Eglises d'Asie

Maharashtra : 13 morts à l’issue d’une manifestation musulmane anti-américaine réprimée par la police

Publié le 18/03/2010




La ville de Malegaon, dans l’Etat du Maharahtra, a été à partir du 26 octobre et jusqu’à la fin de ce mois, le théâtre de troubles graves qui ont opposé les musulmans aux hindous et à la police, faisant 13 morts. Dès le 27 octobre, les autorités locales avaient fait appel à l’armée et imposé le couvre-feu pour essayer de diminuer la tension. Le 30 octobre, jour où le couvre-feu avait été levé pour 90 minutes, les heurts ont repris, un lieu de culte a été démoli, des magasins et des véhicules ont été incendiés.

Selon le récit d’un dirigeant musulman, la police, par son comportement irréfléchi, aurait été à l’origine de ces désordres. Alors qu’à la fin des prières du vendredi, de jeunes musulmans distribuaient des tracts condamnant les bombardements américains sur le territoire afghan et demandant le boycott des produits américains, la police aurait réagi en déchirant publiquement les prospectus et aurait ainsi provoqué la colère immédiate des jeunes qui, alors, ont attaqué les forces de l’ordre à coups de pierre. Les manifestants ont ensuite essuyé les représailles des policiers qui ont contre-attaqué à coups de matraques et ont ouvert le feu sur eux. La manifestation, lors de son reflux, s’est heurtée à une procession hindoue destinée à marquer la fête Dushera, célébrée le 26 octobre, pour commémorer la victoire du dieu Ram sur Ravana, roi mythique du Sri Lanka. Cet incident n’a pas manqué de compliquer les choses, les hindous ayant pensé que les manifestants voulaient s’en prendre à eux. Selon le dirigeant musulman déjà cité, la brutalité de la police n’avait pas lieu de se déchaîner contre ces jeunes musulmans, pauvres et illettrés, ouvriers des ateliers de tissage de la ville. Par suite, la tension s’est répandue dans les bourgades voisines, attisée, selon le dirigeant musulman, par les politiciens qui jouent la carte de la polarisation des diverses communautés.

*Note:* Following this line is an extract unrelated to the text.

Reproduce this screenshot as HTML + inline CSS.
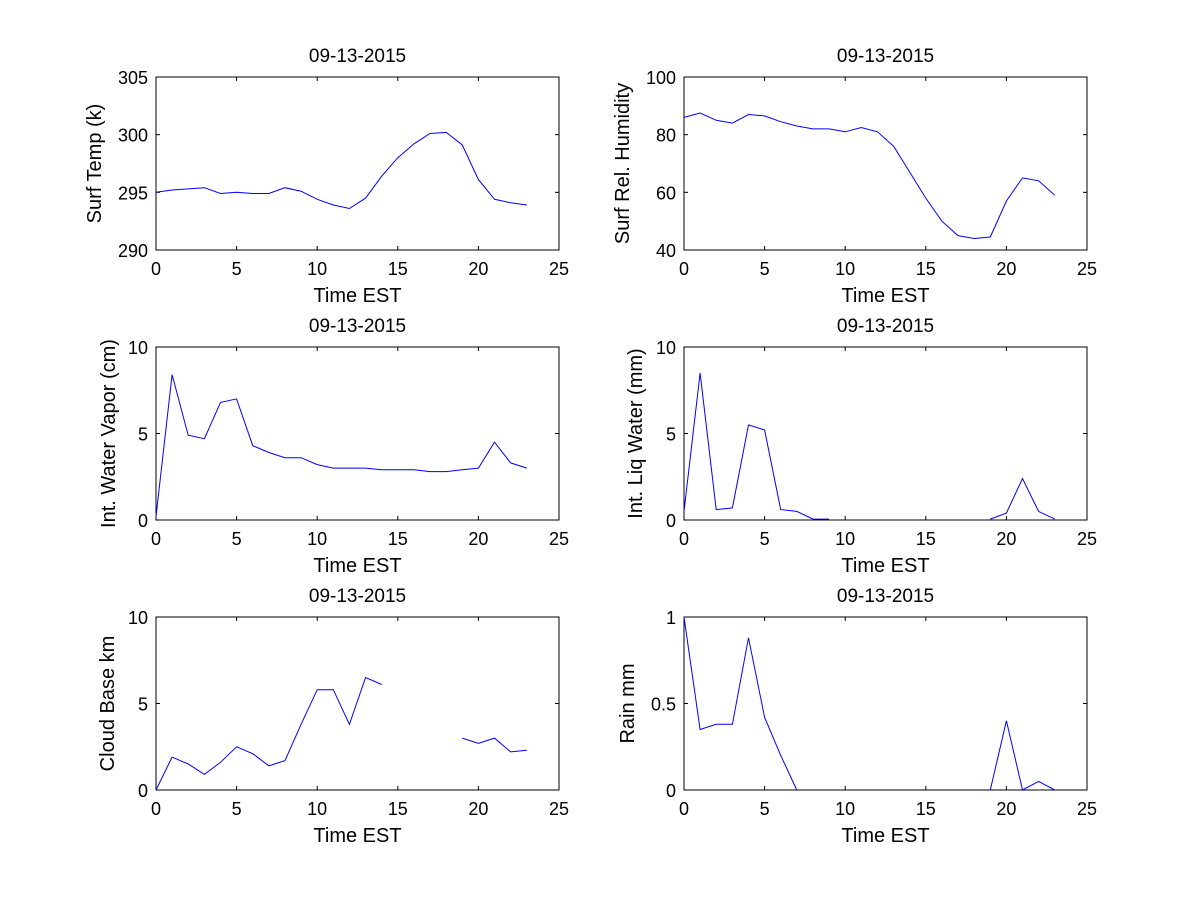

La version des faits présentée par le dirigeant musulman a été reprise dans certains médias. Le Hindustan Times du 31 octobre a regretté que ce soit les autorités elles-mêmes qui aient attisé les passions. Un membre de la Commission des minorités, Abraham Mathai, a déclaré que ces émeutes marquées par le caractère conflictuel des rapports intercommunautaires de l’Inde n’avaient pas reçu un traitement adéquat de la police et avaient été exploités à leur profit par des politiciens. Les autorités de l’Etat, le ministre-président Vilasrao Deshmukh et son adjoint Chhagan Bhujbal, qui se sont rendus sur place dès le 28 octobre pour exhorter la population au calme, ne se sont pas prononcées sur l’identité des responsables des troubles.

Les chrétiens sont très minoritaires dans la ville de Malegaon. Ils sont au nombre de 16 000 pour une population de 3,8 millions d’habitants dont 3,3 millions d’hindous et 400 000 musulmans. Leurs responsables ont regretté leur impuissance dans ce conflit qui oppose les deux communautés. L’évêque de l’Eglise (protestante) de l’Inde du Nord, à Ahmednagar, Mgr Pradeep Kamble, a qualifié de “malheureuse” la tension qui règne entre les deux communautés : “Tout ce que l’Eglise peut faire, a-t-il conclu, c’est de prier pour que la paix revienne dans la ville.”

Les attentats du 11 septembre et les représailles américaines ont relancé l’hostilité sourde entre les communautés hindoues et musulmanes en Inde. Les groupes hindouistes, dans des déclarations tonitruantes, ont flétri le terrorisme international, tandis que les éléments les plus extrémistes des 130 millions de musulmans de l’Inde affirmaient leur sympathie pour les Talibans. Dès le début des frappes américaines en Afghanistan, la plus haute personnalité religieuse de l’islam en Inde, le recteur de la mosquée Jama Masjid, à New Delhi, avait publiquement déclaré qu’il donnait son soutien à l’appel à la djihad lancé par les Talibans contre les Etats-Unis. A la suite de cette prise de position, des manifestations ont eu lieu dans plusieurs Etats de l’Inde, dans l’Uttar Pradesh et dans le Bengale occidental notamment. Les plus violentes ont eu lieu dans le Cachemire indien. Le 15 octobre à Srinagar, la police a dû utiliser des gaz lacrymogènes pour disperser une manifestation de rue où les manifestants avaient érigé des barricades.